Aus der von Leibniz inaugurierten »Königlichen Societät der Wissenschaften« wird unter Friedrich die »Académie Royale des Sciences et Belles Lettres«. Sie wird mit ihren Mitgliedern (ein Drittel waren Refugiés) französisch ausgerichtet und veröffentlichte ihre Arbeiten ausschließlich in französischer Sprache.

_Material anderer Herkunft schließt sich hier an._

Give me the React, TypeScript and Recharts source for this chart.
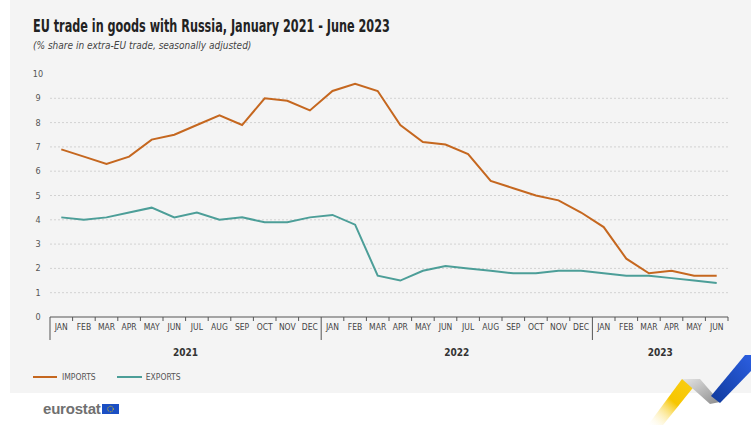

Die Berliner Freimaurerloge heißt »Royale Yorck de l’Amiteé«, die städtische Krankenanstalt wird »Maison Royale de Charité«, kurz »Charité« genannt, das militärärztliche Internat wird »Pépinière«, die Kadettenanstalt die »Ecole militaire«. Aus den Berliner Gasthöfen werden Hotels: »Hôtel au Soleil d’Or«15, »Hôtel de Brandebourg«, »Hôtel de Rome«, »Hôtel de Prusse«. Man baut keine Paläste, sondern Palais, so das »Palais Ephraim«, »Palais Redern«, »Palais du Prince Royal de Prusse« (Kronprinzenpalais). Die Schlösser nennen sich Bellevue, Monbijou, Sanssouci. Der Pariser Platz am Brandenburger Tor heißt das Quarré, der Belle-Alliance-Platz (jetziger Mehringplatz) Rondell und der Alexanderplatz Contre Escarpe (Konterskarpe). Es werden auch keine Steuern, sondern Accisen erhoben. Eingebürgerte Umgangswörter wie Bataillon, Chaussee, Domäne, Domestike, Epauletten, Equipage, Etikette, Gendarm, Livree, Manöver, Mätresse, Negligé, Perücke, Pompadour, Portepee, Promenade, Pour le Mérite entstammen jener Zeit.